* Task details: Pull out every line below that contains the word "this".

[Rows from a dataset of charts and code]
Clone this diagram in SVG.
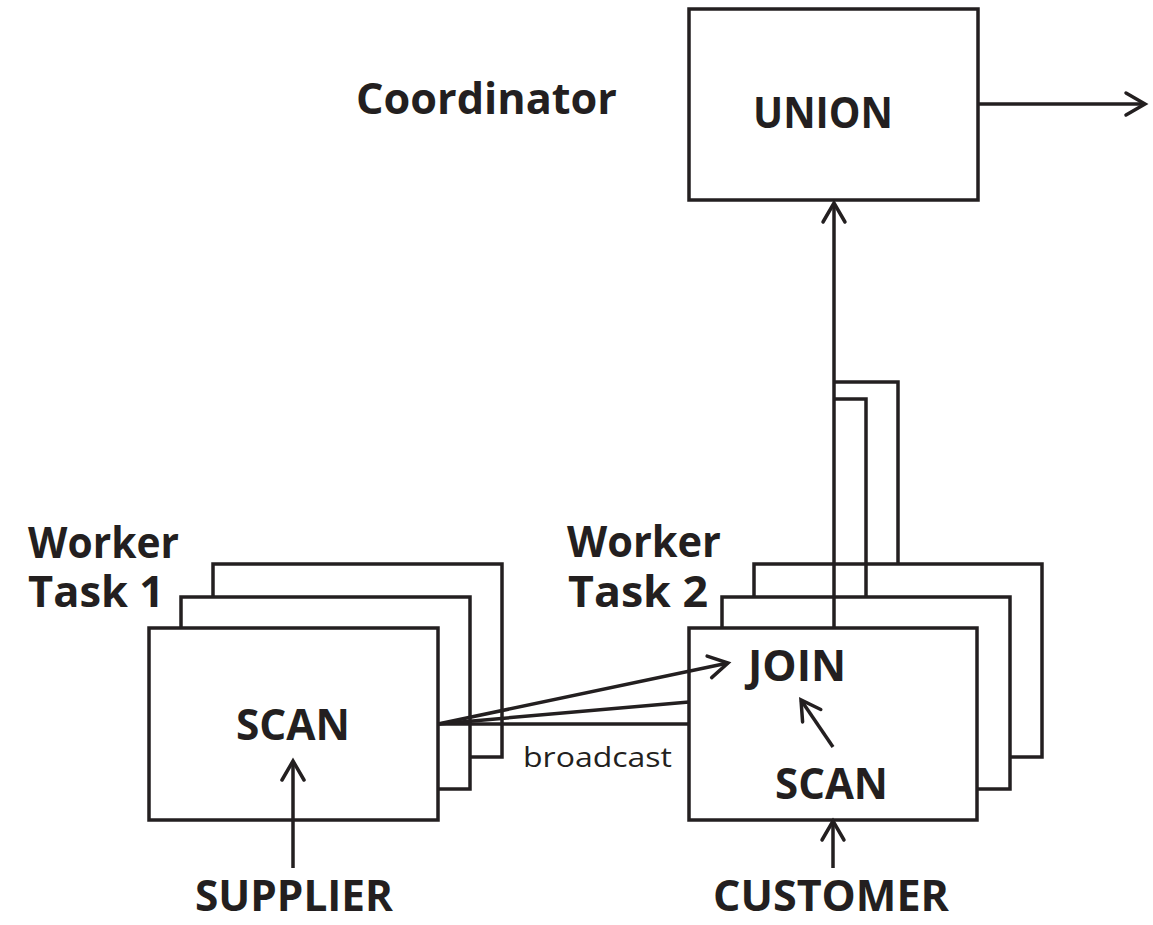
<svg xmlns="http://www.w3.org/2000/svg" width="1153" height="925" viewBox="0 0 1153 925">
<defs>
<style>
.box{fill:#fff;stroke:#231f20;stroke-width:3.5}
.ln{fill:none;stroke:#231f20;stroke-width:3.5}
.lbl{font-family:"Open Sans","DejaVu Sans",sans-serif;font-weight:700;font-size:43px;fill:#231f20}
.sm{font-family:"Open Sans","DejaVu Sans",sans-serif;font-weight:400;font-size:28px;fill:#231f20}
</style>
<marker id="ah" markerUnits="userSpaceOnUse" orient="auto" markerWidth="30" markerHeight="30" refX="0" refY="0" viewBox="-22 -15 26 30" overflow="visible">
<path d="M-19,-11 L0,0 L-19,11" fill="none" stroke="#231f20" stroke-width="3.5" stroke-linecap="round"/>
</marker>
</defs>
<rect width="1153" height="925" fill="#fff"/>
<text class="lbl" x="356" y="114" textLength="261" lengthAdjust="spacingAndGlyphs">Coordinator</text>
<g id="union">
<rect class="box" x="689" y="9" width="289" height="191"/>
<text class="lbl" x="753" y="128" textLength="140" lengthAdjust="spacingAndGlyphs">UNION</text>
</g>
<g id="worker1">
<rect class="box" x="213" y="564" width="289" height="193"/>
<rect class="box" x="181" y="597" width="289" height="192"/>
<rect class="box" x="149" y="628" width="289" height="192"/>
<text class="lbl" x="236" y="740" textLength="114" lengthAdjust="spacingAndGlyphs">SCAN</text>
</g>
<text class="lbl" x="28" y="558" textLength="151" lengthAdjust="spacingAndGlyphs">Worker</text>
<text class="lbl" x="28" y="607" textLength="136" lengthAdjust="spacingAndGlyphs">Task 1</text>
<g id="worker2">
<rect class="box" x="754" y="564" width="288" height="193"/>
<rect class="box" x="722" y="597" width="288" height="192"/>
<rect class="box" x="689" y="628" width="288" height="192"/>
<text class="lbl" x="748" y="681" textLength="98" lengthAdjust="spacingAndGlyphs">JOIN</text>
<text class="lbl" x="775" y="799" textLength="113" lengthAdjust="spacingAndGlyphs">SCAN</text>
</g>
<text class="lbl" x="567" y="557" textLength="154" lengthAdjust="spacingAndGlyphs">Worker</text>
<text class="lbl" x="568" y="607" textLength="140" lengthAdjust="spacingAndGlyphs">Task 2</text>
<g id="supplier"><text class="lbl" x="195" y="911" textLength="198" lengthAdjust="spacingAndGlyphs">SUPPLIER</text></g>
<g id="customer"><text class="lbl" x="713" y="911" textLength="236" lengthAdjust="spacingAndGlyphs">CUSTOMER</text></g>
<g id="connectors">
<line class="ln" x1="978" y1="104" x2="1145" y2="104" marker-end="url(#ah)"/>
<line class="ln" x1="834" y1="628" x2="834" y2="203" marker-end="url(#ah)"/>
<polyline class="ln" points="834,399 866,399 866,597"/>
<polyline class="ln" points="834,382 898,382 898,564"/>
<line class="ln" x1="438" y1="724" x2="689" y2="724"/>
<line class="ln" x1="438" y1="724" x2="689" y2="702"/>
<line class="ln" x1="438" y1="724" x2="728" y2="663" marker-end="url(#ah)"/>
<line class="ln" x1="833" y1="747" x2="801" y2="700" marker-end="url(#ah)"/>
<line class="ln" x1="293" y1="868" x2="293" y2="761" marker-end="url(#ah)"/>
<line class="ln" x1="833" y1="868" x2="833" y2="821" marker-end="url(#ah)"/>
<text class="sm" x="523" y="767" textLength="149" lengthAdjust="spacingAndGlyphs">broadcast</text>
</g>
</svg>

...

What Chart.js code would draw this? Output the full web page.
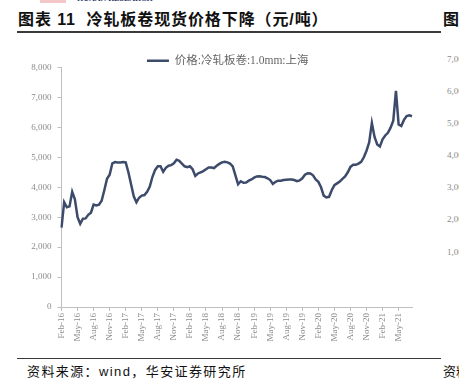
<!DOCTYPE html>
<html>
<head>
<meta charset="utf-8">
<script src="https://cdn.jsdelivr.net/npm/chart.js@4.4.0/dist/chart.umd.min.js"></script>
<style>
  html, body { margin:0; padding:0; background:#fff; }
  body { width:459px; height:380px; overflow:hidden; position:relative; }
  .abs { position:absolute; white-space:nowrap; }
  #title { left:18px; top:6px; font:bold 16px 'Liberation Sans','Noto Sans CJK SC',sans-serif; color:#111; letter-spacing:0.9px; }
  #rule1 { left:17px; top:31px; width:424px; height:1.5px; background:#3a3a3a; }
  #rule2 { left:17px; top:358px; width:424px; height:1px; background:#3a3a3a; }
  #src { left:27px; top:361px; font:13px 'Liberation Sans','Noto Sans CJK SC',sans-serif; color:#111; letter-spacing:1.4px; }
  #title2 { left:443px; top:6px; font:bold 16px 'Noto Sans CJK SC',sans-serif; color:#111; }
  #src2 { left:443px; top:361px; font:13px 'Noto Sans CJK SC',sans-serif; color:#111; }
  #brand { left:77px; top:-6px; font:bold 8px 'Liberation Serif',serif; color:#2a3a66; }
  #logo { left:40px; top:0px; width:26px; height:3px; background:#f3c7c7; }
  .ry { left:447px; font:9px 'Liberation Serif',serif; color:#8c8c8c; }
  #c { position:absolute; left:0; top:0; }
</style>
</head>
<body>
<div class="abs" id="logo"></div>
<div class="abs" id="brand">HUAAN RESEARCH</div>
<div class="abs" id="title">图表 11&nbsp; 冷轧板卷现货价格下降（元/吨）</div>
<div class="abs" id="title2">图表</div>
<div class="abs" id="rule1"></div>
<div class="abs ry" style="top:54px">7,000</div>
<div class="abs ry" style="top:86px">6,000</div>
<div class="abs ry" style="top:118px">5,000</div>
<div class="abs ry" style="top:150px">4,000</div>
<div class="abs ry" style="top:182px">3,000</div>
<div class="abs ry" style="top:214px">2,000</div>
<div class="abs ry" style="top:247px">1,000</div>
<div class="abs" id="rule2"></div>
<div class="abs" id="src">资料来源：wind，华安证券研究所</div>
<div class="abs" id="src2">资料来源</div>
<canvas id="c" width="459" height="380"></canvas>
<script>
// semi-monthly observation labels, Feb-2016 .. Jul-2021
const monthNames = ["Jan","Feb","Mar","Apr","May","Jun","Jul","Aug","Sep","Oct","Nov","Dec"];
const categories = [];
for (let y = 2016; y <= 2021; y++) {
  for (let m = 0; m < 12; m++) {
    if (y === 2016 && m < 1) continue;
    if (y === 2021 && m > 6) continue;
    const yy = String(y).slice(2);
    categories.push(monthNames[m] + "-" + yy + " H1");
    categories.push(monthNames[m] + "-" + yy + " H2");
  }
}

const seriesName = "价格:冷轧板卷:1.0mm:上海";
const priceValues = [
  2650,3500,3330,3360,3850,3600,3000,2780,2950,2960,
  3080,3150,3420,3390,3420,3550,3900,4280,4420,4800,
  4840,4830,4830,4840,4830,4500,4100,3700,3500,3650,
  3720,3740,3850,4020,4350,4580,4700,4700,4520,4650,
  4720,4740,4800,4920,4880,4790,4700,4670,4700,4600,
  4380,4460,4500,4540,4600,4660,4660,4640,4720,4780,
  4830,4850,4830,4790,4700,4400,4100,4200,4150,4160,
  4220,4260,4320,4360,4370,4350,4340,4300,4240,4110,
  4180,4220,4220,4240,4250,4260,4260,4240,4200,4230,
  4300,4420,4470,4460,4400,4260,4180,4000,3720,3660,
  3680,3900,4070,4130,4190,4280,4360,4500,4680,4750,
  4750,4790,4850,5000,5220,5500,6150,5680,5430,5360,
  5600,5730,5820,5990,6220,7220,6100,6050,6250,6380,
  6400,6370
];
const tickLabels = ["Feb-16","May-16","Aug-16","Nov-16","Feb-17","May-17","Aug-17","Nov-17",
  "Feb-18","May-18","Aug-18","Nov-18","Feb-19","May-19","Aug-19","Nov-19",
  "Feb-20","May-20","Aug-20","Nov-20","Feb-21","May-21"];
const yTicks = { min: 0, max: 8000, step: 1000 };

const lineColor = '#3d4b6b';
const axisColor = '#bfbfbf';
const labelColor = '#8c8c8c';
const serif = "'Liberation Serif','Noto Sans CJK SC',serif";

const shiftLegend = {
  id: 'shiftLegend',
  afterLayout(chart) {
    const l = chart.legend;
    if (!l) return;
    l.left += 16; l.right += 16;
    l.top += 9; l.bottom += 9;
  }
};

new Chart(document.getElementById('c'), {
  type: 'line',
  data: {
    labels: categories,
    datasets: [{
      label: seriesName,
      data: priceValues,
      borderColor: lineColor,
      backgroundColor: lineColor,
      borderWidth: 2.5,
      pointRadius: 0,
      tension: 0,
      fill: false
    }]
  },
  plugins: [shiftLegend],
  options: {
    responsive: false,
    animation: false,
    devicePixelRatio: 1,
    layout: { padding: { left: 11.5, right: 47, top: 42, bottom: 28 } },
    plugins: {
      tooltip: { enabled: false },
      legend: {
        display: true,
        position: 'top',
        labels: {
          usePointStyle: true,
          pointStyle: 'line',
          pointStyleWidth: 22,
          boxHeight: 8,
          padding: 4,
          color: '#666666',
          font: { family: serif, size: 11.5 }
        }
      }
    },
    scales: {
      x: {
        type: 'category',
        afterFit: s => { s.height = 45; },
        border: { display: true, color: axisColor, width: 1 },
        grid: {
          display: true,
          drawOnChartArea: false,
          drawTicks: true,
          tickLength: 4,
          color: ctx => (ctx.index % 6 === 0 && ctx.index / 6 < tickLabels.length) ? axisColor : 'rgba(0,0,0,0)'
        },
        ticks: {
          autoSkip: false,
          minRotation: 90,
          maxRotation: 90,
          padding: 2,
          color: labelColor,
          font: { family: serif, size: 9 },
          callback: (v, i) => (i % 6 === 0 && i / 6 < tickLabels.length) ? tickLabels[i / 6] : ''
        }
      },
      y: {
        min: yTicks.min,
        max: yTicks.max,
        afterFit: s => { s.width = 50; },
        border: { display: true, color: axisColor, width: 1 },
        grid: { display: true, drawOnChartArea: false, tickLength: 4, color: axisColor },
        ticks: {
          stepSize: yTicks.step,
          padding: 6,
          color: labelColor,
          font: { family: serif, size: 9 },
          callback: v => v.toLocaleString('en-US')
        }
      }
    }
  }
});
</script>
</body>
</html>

* The output:
Clone this diagram in SVG.
What Chart.js code would draw this? Output the full web page.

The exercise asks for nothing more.